I’m just going to stay it right off the bat: The Walking Dead is my personal pick for game of the year, no contest. It is simply, in my opinion, easily one of the greatest adventure games ever made and one of the best stories ever told by a video game. Episode five was the very satisfying conclusion to what has been one heck of an emotional trip into Robert Kirkman’s world.
This will be my spoiler free-ish review. I may or may not write a spoiler-filled reflection on the game in a while, but for now you can rest assured that if you haven’t played the game yet, I will keep the spoilers to a minimum. Though I will say, right off the bat, that my severe acrophobia did not make playing this last episode any easier.
So, Lee doesn’t have much time left to rescue Clem from her mysterious abductor, and as he tries to find out who it is and where they are, things just keep going from worst to worsterer. (I know that’s grammatically blasphemous… My not-so-inner editor just died a little, but there’s really no other way to describe it.) I was honestly surprised by how this game could still manage to throw me for a loop several times, even though I was expecting it. I knew certain things might or would happen and yet it was still like a punch to the gut when they did. Things kept falling apart, and yet all you can do is keep moving on.
I was also constantly surprised by just how expert Telltale has become at manipulating my emotions. Man, I hated Clem’s kidnapper with a passion, right up until right before I met him and suddenly I was having second thoughts, even though it was too late. The emotional whiplash is even worse since right before the encounter you have a pretty awesome zombie-killing scene with some brilliant music that just pumps you up and gets you ready to take on the whole world, forget about some two-bit human chump. But then you see one thing on your way to meet him and it’s like popping a balloon. “Oh!” You think to yourself, “Oh, wow. This can’t be happening. I now know exactly one thing about this unknown kidnapper, and instead of hating him, I suddenly feel very sorry for him, and wish it didn’t have to come to this.” At least, that’s pretty much what went through my head. This showdown, if you can call it that, is probably one of the best parts of the episode, nay, the series. It forces you to face the many sadistic choices you’ve been forced to make one last time and either own up or express regret. It’s a simply brilliant scene.
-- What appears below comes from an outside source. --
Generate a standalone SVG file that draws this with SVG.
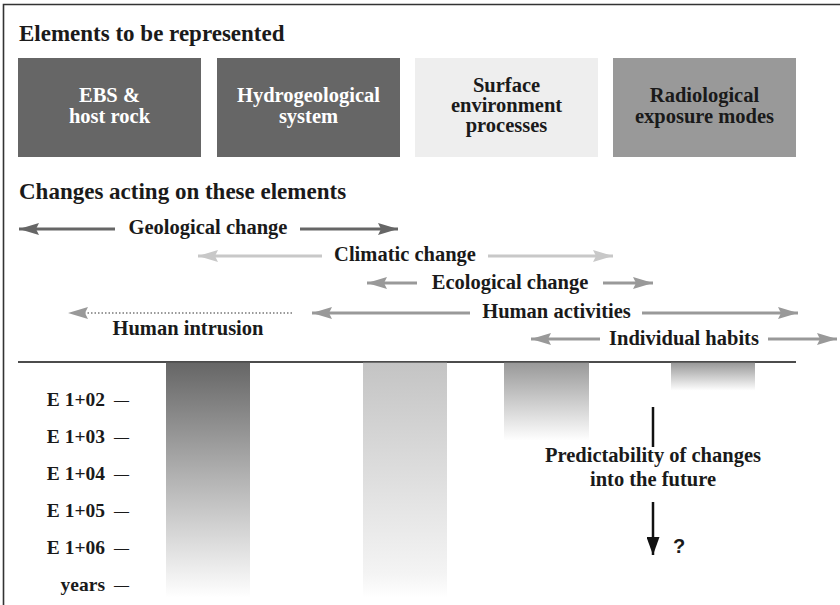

And in the end, everything leads up to what it now seems to me that the game was always inevitably leading up to. Again, I won’t spoil, but I will say that as a parent, I very much appreciated the end, and was surprised at how much pride I felt at what was happening, even though I probably should have been crying. And yes, I can honestly say this series never made my cry, but I will admit it came pretty close several times. I will not make fun of anyone who admits that they did cry at this game. It’s that emotional
(Very Long) Bottom Line: I’ve seen that The Walking Dead has already been winning Game of the Year awards. It deserves each and every one. If we here at Buy Zombie gave out a Game of the Year award, TWD by Telltale would have my enthusiastic and wholehearted vote. I would dare venture into what some may consider blasphemous territory and say it’s even better than the comics themselves. Is the game perfect? Of course not. It has plenty of flaws, but almost all of them are technical issues related to the medium it’s presented in. But I’m a story guy and I’m usually far more interested in a game’s story than anything else. The Walking Dead has a story that is so powerful and emotional, and the way the story is told is so immersive, that I have no problems overlooking those technical issues and declaring Telltale’s The Walking Dead one of the greatest video games ever made.
More than that though, when it comes to what I consider “the zombie apocalypse” I have a very small “canon” of stories/movies/whatever that I feel anyone interested in the genre must read/watch/experience. The original book, I Am Legend, by Richard Matheson, for being the source of the genre; The original Night of the Living Dead and Dawn of the Dead, for being the sources from which most of the tropes and cliches we all know and love come from; World War Z, for being able to show the global scale of the apocalypse while keeping it incredibly personal and human; and Left 4 Dead, for being a masterpiece of subtle storytelling. Sure there are plenty of other works that I suggest that people check out, (the apocrypha, if you will) but the canon is what you have to check out. I am very particular about what I add to it. The Walking Dead comics have been on my apocrypha list since I first read them, and I’ve been on the fence about including them in the canon for just as long. The Walking Dead by Telltale Games however, won me over during the fourth episode. I was just waiting to make sure they didn’t flub the finale, and they didn’t. This game is a classic, and if you consider yourself a fan of the zombie apocalypse or even just zombies in general, then you must play this game. Play it the way it was meant to be played, look past the limitations of the medium and focus on the story. Let yourself care about the characters, form your own opinions about them and play accordingly. You won’t be disappointed.